* **Given request**
Pick out each line of the records in which the word "that" appears.

Source code of charts:
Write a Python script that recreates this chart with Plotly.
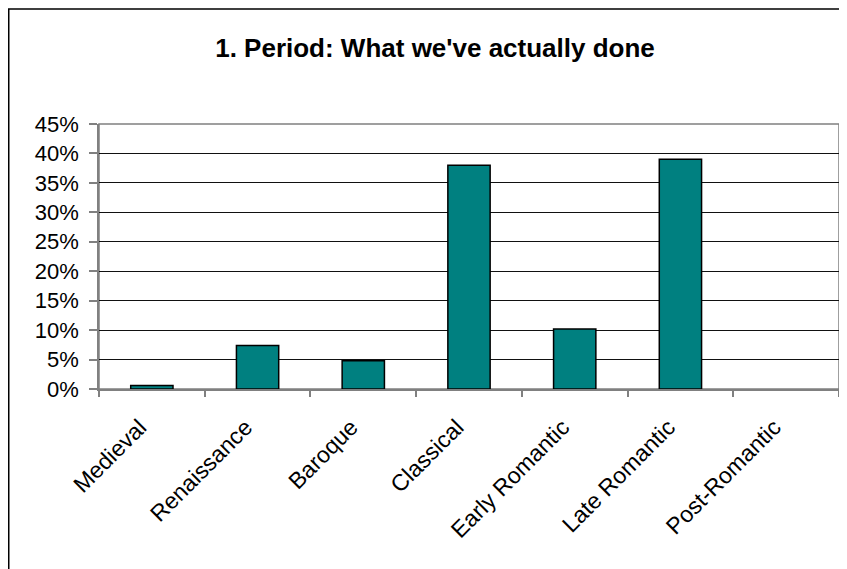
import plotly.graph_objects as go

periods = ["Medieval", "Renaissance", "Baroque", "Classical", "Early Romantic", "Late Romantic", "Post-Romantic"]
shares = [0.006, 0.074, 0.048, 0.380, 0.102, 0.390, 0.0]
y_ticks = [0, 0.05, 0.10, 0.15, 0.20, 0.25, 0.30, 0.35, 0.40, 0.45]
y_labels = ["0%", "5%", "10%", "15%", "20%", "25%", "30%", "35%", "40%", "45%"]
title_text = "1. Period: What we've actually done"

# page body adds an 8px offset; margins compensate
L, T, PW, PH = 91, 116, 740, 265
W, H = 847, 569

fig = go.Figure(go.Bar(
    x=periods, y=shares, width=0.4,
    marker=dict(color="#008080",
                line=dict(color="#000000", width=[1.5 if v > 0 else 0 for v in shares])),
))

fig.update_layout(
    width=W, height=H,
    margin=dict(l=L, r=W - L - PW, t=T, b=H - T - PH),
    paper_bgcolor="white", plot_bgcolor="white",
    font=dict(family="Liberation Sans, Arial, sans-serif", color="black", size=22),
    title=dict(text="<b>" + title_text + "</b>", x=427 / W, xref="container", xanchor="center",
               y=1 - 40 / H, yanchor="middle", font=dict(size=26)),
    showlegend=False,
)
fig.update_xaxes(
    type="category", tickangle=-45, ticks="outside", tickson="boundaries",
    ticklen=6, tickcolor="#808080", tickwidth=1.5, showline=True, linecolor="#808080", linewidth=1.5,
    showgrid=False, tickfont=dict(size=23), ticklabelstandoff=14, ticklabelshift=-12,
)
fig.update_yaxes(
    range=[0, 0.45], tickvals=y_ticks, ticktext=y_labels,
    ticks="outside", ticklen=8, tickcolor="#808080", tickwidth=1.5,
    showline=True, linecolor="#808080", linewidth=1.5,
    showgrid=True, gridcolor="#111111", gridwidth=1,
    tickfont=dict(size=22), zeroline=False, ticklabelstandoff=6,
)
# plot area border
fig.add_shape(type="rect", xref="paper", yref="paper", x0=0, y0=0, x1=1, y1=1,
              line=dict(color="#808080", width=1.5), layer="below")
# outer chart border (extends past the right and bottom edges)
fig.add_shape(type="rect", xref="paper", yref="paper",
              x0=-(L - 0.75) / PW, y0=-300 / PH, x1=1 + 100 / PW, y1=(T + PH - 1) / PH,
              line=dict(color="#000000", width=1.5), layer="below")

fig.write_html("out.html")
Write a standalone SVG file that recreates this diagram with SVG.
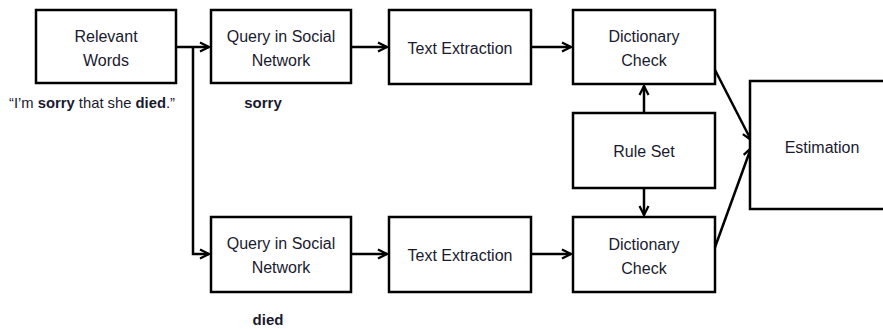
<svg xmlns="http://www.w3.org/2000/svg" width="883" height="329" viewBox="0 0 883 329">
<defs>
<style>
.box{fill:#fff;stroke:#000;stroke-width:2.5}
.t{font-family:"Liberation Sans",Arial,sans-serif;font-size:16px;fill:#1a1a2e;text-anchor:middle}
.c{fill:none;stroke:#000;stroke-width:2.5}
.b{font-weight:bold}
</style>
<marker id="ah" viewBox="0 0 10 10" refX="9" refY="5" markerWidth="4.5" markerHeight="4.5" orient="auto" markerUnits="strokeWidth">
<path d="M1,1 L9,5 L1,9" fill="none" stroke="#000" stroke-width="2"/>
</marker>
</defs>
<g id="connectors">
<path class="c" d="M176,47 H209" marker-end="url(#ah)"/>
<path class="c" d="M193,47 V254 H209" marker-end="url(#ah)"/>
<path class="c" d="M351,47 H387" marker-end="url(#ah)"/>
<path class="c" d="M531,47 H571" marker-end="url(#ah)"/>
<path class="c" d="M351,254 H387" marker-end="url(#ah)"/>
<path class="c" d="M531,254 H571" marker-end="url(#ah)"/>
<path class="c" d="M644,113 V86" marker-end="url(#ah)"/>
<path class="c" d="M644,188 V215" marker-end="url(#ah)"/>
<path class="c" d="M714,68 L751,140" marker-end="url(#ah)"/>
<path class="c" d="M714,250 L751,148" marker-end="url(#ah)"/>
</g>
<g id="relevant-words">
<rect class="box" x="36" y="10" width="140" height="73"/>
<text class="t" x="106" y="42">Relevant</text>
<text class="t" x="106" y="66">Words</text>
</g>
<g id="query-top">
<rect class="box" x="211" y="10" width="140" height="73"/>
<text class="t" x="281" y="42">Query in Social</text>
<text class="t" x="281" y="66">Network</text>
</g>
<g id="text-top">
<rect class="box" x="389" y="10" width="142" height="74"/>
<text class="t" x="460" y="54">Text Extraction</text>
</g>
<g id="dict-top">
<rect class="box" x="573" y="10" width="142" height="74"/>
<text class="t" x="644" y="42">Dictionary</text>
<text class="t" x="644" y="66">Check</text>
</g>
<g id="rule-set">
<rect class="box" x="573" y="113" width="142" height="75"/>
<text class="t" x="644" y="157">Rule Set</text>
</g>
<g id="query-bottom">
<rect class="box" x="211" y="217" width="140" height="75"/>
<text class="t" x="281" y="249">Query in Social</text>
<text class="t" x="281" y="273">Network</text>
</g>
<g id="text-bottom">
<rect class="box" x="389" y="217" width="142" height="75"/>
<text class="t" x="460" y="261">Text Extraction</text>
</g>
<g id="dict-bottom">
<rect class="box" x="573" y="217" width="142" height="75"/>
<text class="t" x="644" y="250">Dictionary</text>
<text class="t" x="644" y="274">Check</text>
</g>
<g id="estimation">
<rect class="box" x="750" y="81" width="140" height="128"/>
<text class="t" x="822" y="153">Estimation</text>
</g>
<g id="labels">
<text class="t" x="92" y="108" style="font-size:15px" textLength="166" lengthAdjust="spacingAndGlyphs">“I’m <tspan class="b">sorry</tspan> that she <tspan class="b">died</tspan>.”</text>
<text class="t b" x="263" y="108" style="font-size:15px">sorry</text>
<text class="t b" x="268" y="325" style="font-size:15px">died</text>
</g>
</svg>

* **Answer**
Write a Python script that recreates this chart with Plotly.
Write a standalone SVG file that recreates this diagram with SVG.
<text class="t" x="92" y="108" style="font-size:15px" textLength="166" lengthAdjust="spacingAndGlyphs">“I’m <tspan class="b">sorry</tspan> that she <tspan class="b">died</tspan>.”</text>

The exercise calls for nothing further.